You have heard the testimony of the engineers and bridge builders who where called as experts, and of the parties who made the contract, and from this evidence you will determine these questions. If you find the word “pier” in the clause referred to did not include the center or draw pier, and that the sinking of that pier below 60 feet was not provided for in the contract, then you will allow the defendants the reasonable value of their labor and materials used in sinking the center pier below the depth of 60 feet; and you will make a like allowance for the draw protection and iron stringers for the draw span, if you find they were not included in the original contract. One having no knowledge of the science of engineering or bridge building would construe the word “piers” in the clause of the contract under consideration to include all the piers in the bridge; and you will so construe it, unless it is shown by a preponderance of evidence that among engineers and bridge builders it has in the connection in which it is here used a particular or technical meaning which limits and restricts it to the piers which support the fixed spans.

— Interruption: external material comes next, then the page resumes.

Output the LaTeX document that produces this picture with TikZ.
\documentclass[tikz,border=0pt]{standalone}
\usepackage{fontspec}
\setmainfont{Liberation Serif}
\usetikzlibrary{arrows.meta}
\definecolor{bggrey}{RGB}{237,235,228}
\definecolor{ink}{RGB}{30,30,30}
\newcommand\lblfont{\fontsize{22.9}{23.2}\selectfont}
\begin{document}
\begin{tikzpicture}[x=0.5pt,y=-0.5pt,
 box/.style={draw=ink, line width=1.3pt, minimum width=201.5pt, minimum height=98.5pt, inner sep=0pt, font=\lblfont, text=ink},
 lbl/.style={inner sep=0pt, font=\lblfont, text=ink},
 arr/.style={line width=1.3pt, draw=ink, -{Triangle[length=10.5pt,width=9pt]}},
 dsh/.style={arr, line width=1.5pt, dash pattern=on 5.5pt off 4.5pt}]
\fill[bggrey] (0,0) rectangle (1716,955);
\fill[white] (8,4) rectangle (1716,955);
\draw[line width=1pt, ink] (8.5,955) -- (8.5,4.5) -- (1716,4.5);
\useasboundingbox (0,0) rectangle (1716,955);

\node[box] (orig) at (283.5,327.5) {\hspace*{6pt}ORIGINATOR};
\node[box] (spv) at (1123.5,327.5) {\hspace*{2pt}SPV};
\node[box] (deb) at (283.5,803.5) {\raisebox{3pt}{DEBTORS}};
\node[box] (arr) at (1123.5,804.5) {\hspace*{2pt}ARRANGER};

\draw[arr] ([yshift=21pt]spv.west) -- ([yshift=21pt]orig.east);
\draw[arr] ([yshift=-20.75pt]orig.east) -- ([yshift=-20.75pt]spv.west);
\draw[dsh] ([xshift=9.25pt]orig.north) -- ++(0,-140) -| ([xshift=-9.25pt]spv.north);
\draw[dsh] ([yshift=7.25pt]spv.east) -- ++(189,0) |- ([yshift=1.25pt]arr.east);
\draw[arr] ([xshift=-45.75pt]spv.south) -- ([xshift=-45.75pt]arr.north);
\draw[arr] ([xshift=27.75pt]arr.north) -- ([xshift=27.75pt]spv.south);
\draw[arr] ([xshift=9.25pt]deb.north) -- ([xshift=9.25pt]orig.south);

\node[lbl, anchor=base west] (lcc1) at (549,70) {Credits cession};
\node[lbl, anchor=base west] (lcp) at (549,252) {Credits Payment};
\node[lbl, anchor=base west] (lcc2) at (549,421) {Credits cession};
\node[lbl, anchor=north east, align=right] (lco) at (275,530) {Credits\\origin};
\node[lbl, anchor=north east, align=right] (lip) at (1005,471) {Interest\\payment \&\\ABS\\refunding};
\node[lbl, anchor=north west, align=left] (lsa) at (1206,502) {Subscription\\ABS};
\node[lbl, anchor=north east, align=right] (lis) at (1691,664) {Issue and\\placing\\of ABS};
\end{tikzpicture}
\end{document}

In relation to the questions whether the “draw protection” and the “iron stringers” for the draw span are called for by the contract, I call your attention to this clause of the contract: “Flans, diagrams, and detailed specifications embodying the above stipulations, which shall meet the approval of the chief engineer, will be promptly furnished upon acceptance hereof.”
244The plaintiff claims that “plans, diagrams, and detailed specifications” were furnished by defendants under this clause of the contract and submitted to and approved by plaintiff's chief engineer, and that the detailed specifications thus submitted contained this provision: “The draw protection to consist of two timber cribs, 24 feet by 30 feet, as shown on drawings, sunk to bed of river, filled with oak piles driven to a firm bearing; the cribs to be carried up to level of ordinary high water and filled with rip-rap stone;” and that the plan and diagram furnished conformed to this specification and showed a draw protection. And the same specifications contain this provision: “The trusses of the draw to be built entirely of wrought-iron, floor beams and main stringers of iron. * * *” If you find the specifications submitted to and approved by the plaintiff's chief engineer, under the contract, contained the clauses I have quoted, then it is quite clear the defendants themselves understood the contract to include the draw protection, and that the “main stringers” of the draw span were to be “of iron.”

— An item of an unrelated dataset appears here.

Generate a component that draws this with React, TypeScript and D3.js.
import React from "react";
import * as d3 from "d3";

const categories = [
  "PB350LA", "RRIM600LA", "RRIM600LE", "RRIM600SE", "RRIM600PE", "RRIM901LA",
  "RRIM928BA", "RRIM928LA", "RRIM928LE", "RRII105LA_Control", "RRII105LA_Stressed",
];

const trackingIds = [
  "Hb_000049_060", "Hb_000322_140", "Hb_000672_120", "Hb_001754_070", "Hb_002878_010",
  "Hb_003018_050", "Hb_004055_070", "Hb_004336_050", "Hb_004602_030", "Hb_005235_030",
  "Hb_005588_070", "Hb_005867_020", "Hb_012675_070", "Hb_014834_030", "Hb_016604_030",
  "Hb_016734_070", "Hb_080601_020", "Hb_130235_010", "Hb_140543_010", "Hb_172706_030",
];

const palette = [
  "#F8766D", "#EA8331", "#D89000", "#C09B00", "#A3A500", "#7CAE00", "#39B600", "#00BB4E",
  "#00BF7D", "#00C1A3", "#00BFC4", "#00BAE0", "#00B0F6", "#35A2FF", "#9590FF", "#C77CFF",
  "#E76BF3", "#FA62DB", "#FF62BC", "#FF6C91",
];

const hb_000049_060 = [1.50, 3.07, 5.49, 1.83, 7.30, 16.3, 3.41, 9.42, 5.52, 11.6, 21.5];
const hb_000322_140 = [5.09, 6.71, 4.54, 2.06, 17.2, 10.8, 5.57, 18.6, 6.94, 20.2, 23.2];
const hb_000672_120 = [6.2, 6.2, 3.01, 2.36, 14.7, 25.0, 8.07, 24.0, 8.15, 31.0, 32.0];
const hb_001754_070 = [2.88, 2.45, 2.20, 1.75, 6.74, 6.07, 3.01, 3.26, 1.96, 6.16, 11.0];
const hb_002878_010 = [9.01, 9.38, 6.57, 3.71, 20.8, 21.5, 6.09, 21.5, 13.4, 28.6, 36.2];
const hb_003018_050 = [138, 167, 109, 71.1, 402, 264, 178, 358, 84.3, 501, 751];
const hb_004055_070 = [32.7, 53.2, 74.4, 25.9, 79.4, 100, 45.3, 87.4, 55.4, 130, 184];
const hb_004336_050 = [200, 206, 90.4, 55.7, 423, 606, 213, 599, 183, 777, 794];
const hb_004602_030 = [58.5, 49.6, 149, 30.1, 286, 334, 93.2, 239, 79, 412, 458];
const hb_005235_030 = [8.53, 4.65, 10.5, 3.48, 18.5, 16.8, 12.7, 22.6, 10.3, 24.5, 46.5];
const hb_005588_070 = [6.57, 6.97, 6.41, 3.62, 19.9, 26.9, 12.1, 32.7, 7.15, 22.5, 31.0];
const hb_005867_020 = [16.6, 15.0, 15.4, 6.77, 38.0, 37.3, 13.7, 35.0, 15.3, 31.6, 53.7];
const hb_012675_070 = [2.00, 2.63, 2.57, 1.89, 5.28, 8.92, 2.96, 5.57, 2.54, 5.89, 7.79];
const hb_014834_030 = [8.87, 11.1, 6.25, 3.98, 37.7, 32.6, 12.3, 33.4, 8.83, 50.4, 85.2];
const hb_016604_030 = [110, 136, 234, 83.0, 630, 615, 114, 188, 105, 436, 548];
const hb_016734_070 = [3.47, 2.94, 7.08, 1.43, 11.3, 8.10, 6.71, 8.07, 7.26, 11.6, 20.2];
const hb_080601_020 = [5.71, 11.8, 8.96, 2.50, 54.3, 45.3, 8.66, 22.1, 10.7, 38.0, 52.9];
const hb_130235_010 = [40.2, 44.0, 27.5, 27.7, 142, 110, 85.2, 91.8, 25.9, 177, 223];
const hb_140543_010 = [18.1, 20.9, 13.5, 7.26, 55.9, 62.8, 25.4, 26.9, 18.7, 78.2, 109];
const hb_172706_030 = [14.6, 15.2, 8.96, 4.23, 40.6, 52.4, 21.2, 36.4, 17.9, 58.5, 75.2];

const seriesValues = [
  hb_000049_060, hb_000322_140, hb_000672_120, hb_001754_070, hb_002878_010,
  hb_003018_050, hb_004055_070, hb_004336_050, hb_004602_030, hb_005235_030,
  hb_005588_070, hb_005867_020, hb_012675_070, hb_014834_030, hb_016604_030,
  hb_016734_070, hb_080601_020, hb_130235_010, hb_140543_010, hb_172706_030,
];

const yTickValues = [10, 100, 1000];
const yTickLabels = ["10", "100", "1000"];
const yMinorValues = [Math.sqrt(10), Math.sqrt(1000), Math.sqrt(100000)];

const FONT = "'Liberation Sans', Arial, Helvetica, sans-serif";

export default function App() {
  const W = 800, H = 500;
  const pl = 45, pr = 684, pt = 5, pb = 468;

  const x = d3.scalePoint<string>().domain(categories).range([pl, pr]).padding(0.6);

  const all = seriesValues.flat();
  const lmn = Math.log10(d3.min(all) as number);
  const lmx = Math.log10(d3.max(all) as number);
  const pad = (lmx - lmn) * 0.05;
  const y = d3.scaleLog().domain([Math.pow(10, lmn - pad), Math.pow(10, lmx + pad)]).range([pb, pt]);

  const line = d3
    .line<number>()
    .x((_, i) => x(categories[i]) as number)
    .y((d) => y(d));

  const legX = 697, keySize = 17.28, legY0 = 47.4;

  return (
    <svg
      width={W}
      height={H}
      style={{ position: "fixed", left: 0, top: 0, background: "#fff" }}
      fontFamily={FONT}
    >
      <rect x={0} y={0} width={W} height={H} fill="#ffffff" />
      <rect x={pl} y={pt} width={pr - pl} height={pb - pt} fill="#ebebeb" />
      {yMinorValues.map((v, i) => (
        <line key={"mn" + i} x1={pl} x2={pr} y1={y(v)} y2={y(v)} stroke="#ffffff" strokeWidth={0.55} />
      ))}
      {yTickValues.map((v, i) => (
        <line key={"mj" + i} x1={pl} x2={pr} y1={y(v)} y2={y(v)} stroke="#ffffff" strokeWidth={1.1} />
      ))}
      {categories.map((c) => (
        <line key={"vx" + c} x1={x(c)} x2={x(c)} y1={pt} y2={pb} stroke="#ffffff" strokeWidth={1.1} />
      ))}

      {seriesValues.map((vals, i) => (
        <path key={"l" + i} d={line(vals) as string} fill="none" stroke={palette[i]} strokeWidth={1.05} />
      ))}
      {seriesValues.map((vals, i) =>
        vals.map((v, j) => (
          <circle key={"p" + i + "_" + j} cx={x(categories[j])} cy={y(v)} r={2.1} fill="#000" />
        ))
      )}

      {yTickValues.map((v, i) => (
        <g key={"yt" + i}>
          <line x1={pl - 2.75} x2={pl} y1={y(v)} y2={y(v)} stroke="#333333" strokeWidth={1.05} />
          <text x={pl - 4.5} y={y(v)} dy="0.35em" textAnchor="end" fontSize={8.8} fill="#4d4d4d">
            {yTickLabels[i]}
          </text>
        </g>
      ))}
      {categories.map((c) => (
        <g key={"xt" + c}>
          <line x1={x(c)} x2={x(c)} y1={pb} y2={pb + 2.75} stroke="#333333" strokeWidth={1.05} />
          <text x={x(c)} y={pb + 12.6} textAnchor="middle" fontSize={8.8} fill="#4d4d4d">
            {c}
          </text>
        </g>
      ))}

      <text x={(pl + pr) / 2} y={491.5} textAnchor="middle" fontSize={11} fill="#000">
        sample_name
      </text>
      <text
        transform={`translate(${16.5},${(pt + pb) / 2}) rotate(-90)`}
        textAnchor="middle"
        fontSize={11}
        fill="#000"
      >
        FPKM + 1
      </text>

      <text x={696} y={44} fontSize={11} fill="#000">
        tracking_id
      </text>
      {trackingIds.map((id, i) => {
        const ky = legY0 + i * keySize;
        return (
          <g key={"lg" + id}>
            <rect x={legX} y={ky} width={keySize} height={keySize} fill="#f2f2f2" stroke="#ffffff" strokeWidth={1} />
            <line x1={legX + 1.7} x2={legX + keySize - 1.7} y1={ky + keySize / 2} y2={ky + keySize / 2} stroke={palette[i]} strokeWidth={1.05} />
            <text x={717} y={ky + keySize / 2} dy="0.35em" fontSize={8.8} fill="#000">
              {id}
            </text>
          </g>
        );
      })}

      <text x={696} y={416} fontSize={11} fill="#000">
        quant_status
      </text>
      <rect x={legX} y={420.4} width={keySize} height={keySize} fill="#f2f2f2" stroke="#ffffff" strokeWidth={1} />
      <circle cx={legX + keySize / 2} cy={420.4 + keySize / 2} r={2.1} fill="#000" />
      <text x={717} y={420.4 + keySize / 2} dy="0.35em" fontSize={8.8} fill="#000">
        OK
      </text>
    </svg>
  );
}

Under the clause of the contract which I have quoted the “plans, diagrams, and specifications,” when submitted to and approved by the chief engineer, became a part of the contract, and whatever is included in them is included in the contract; and if you find the specifications submitted by the defendants under the contract to the plaintiff's engineer and approved by him contained the provisions I nave quoted then you can make no extra allowance to defendants for the “draw protection” or for “main iron stringers” for the draw span.
The defendants say the plans and specifications in evidence are not those originally furnished under the contract, but a copy subsequently made in which the draw protection and iron stringers are called for in pursuance to an agreement to furnish them as extras, made after the first plans were delivered. This is denied by the plaintiff, and you will settle this in common with all other disputed facts.
I now come to the claim of the defendants that the sum of $1,000 per week stipulated for in the contract for non-completion of the bridge was waived by mutual consent of the parties. If one in possession of a right conferred either by law or contract, knowing his rights and all the attendant facts, does or forbears to do something inconsistent with the existence of the right or of his intention to rely upon it, he is said to have waived it. No man is compelled to stand on a right which the law or his contract gives him. Parties have the same right to add to or vary a contract after it is made that they had to make it originally. The burden is on the party asserting a waiver or any modification or alteration of a contract to prove it. It is not necessary to show an express agreement for the waiver or modification; like any other fact, it may be proved by circumstances, such as the acts or language of the parties, which, of course, 245 includes their correspondence and any other facts which throw light on the question.
The right of the plaintiff under the contract to the $1,000 per week for the non-completion of the bridge is a valuable right of which it is not to be deprived without its consent, either expressed or implied. What inducement or consideration was there for the plaintiff to waive its right to all damages for non-completion of the bridge? It was the duty of the defendants, under the contract, to go forward and complete the bridge, and this was a continuing duty. They had no right to demand of the plaintiff a relinquishment of its right to damages as a condition of going forward with the work. The contract does not state when the $1,000 per week is to be deducted from the contract price, and the plaintiff was not bound to deduct it from the monthly estimates; and a failure, therefore, to make a claim for it, from month to month, is not sufficient evidence of a waiver. A waiver is not to be implied from the plaintiff's silence, because there was no obligation on the plaintiff to say anything on the subject. The intention to waive a right must be established by language or conduct, and not by mere conjecture or speculation. You will remember that it is not the province of courts and juries to make contracts for parties, or to alter them after they are made, but to enforce them as the parties made them. You should not, therefore, let any supposed considerations of hardship influence you to find a waiver upon insufficient or unsatisfactory testimony. It may be that $1,000 a week was more damages than plaintiff actually sustained for some weeks after the first of November, 1882, but, on the other hand, it is obvious that that sum is greatly less than the damages that accrued weekly after the completion of the road, which occurred some weeks before the bridge was completed. But there may have been a partial or limited waiver of this right, or rather an extension of the original contract time for completing the bridge, in a mode to which I will now call your attentiou.
If the plaintiff directed the defendants to make additions or changes, or do work on the bridge not covered by the contract, and which would require longer time to complete the bridge, and this fact was known to both parties, then it must be implied that both parties consented to such an extension of time as was necessary or reasonable for making such additions or changes, but no more. Manuf'g Co. v. U. S. 17 Wall. 592. If such orders for additions or changes in the bridge were given by the plaintiff, and the defendants, with good faith and with reasonable diligence and adequate force and appliances, performed such extra work, then the time required to do the same must be added to the contract time allowed for completion of the bridge; as, for instance, if you find additions and changes were made at plaintiff's; request, and that the time necessary to make them was, say one week, then the time at which the $1,000 per week was to commence to accrue under the contract would be postponed one week. You are 246 the judges of the facts, the weight of evidence, and the credibility of witnesses.
The jury found a verdict of $2,489.97 for the plaintiff, which neither party sought to disturb.